The scoreboard at the Trop said the Rays lost Game 6, lost again to the Red Sox, 4-2.

The series scoreboard says the Rays and Sox each have three wins in this ALCS.

Another scoreboard says no such thing.

The real scoreboard says the Rays lost Game 6, and maybe this series, Thursday night in Boston.

The real scoreboard says the dream season is in oxygen debt.

Who would you rather be right now?

Tonight is Game 7, the Game 7 that should never have been.

Tonight is Game 7, a Rays home game in the home where they won again and again this season.

Then why do they seem like the only ones with their backs against the wall?

The reigning World Series champion Red Sox don't like being eliminated, not one bit.

Now it's the Rays' turn to face it, for the first time in their history.

Don't you feel like watching tonight with your eyes half closed?

Tonight, either baseball's greatest story goes or it's the end of the line for The Little Train That Could. It's a win that would define this franchise or Joe Maddon and The Miracles join a sorry pantheon. They spend the winter thinking about being seven runs up and seven outs away from the AL pennant the other night in Boston. That's their Bartman.

From Seventh Heaven to Game 7.

Never count Maddon's guys out.

Who would you rather be right now?

Rays Just Looked Flat

Rays fans can only hope Matt Garza slept the sleep of angels.

It will be up to him, for starters.

Rays ace James Shields couldn't get it done.

Neither could Rays bats or gloves.

Four hits?

None from Carlos Pena or Evan Longoria.

No key hits from key men.

No big start from the starting pitcher.

No defensive gems.

Instead, a costly error.

The Rays did none of the things that got them here.

There was Dioner Navarro, out by a mile at second on a blown hit-and-run.

None of the things ...

The Rays played like a team that might have blown the pennant two nights ago.

Incredibly, they looked flat - flat.

For a flickering moment, you thought they might push on through.

That man Coco Crisp bunted for a hit to lead off the game. He was promptly picked off first by Shields. A few minutes later, B.J. Upton hit yet another tracer, this one off the C ring, and it was 1-0 after one inning.

Inexorably, this became a Boston night. It began with Kevin Youkilis' second-inning homer. Trop uneasiness was palpable from then on.

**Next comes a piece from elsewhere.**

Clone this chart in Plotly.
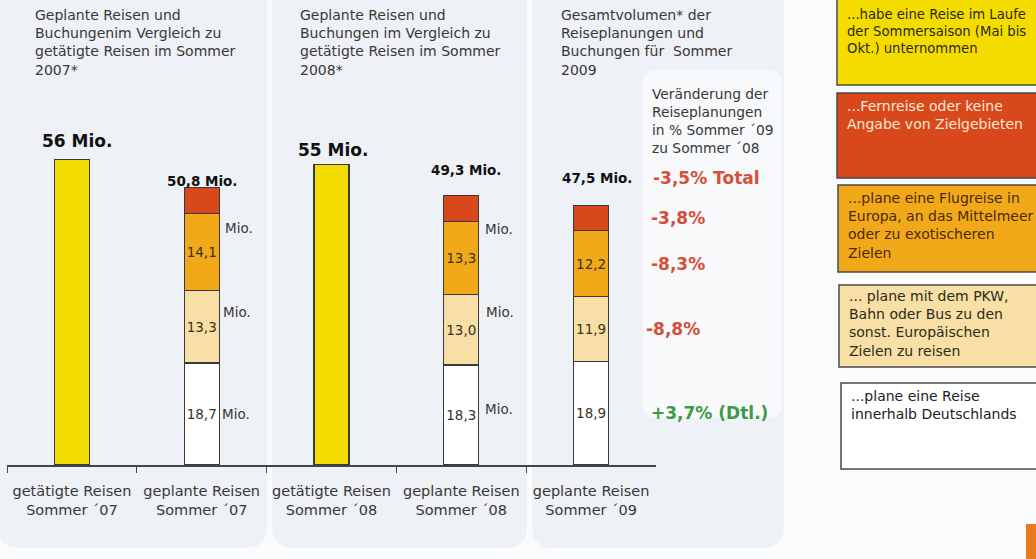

It was the Sox, not the Rays, who produced a star from nowhere, though we know the face. Battered Boston captain and catcher Jason Varitek, batting .105 in the postseason, in an 0-for-15 slump, hit a 2-0 Shields pitch for a 3-2 Red Sox lead in the sixth. Shields had struggled all night, but saw some daylight when he got two quick outs in that sixth. Enter Varitek.

Rays stars couldn't stay stars, not even for an inning. Jason Bartlett seemed the big man when he tied it at 2 with a homer down the left-field line off eventual winner Josh Beckett in the fifth, after hitting one homer all season.

Surely this was Rays magic on the march.

Shields couldn't hold the lead. And soon after Varitek's homer, it was Bartlett - a true difference-maker on defense - who threw high and wide of Pena at first to keep the Red Sox inning alive. David Ortiz singled in insurance for a 4-2 lead. After that, we think he started looking in the Rays' eyes again.

So they head to Game 7.

The Game 7 that wasn't supposed to be.

Series Doesn't Seem Like It's Tied

There are a handful of Boston players, including Ortiz and Varitek, who came from three games down to beat the Yankees in the 2004 ALCS. There are a ton of Sox who came from 3-1 down to beat the Indians just last season. ALCS elimination games are basically wheelhouse. Boston's best starter, Jon Lester, goes tonight. Yes, he was shelled by the Rays in Game 3 at Fenway Park.

Who would you rather be right now?

This ALCS is tied.

And it feels nothing like that at all.

And to think, they took the tarps off at the Trop for this one. A crowd of 40,947 appeared.

Rays fans receded, deathly quiet, after Sox closer Jonathan Papelbon got the final out.

They might just draw that tarp over this season tonight.

It's hard to believe all of this could end in 27 outs.

Late Saturday, on the eve of Game 7, Joe Maddon was again asked about Game 5.

"That happened a couple of days ago," he said. "That has nothing to do with tomorrow. It's all about how we react to the moment."

Never count these guys out.

But for the moment, who would you rather be?